Confidentiality and flexibility have now been further enhanced by the removal of the requirement to issue share certificates. Previously share certificates were necessary to cat as evidence of legal title to issued shares. Pursuant to the International Companies Amendment Act 2006 legal title of shares is now evidenced by the Members Register which is kept at the registered office of the company in the Cook Islands. Instead of issuing share certificates, the name and details of each shareholder is recorded by the company on the Members Register. Access to the register is at the discretion of the directors of the company.
As a result of the aforementioned amendment we will no longer issue share certificates unless specifically requested to do so. If existing shareholders wish to relinquish their physical share certificates and simply have their details recorded in the register of members then they are welcome to do so. As well as increased privacy, the removal of share certificates eases the administrative procedures for registering and transferring share ownership.

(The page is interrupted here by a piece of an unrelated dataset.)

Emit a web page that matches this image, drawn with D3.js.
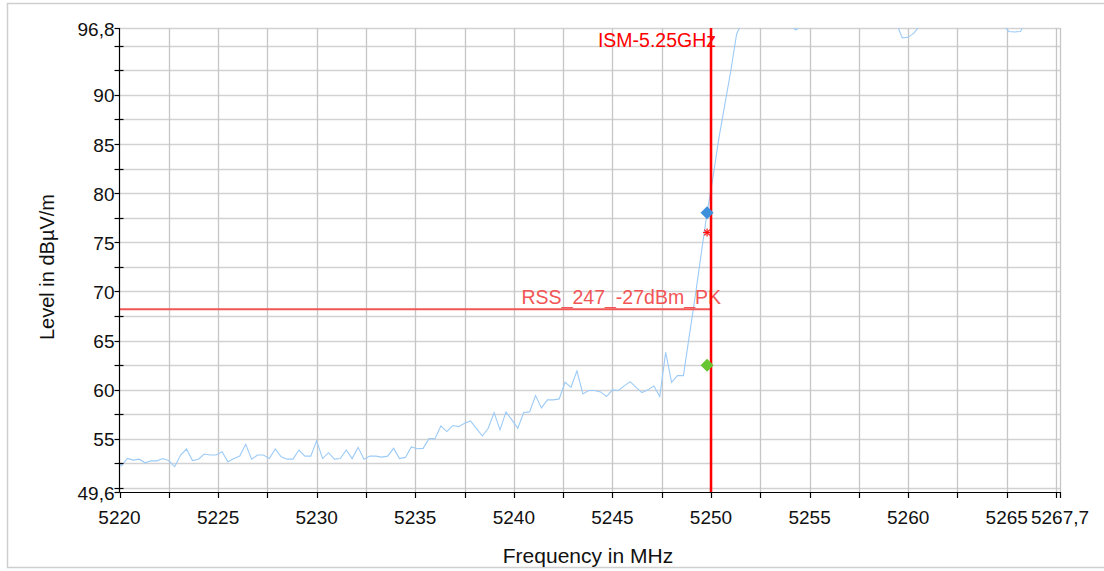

If evidence of ownership is needed for practical purposes such as opening bank accounts then the company secretary can provide the shareholder with a certified copy of the Members Register.
In May 2006 the Cook Islands government agreed with industry proposals to reduce government registration fees for International Companies. This is partly as a result of the increasing number of international shipping companies being registered and is also due to the Cook Islands desire to continue to compete strongly in the ever growing offshore corporate services market. As a result the incorporation and renewal fee charged by the Registrar has been slightly lowered. Furthermore the previous minimum level of fees to be charged by trustee companies has been removed.
These changes should result in greater competition within other the Cook Islands, but more importantly with other offshore jurisdictions.
For clients it means that the Cook Islands remain a viable and appropriate alternative to the traditional offshore corporate providers.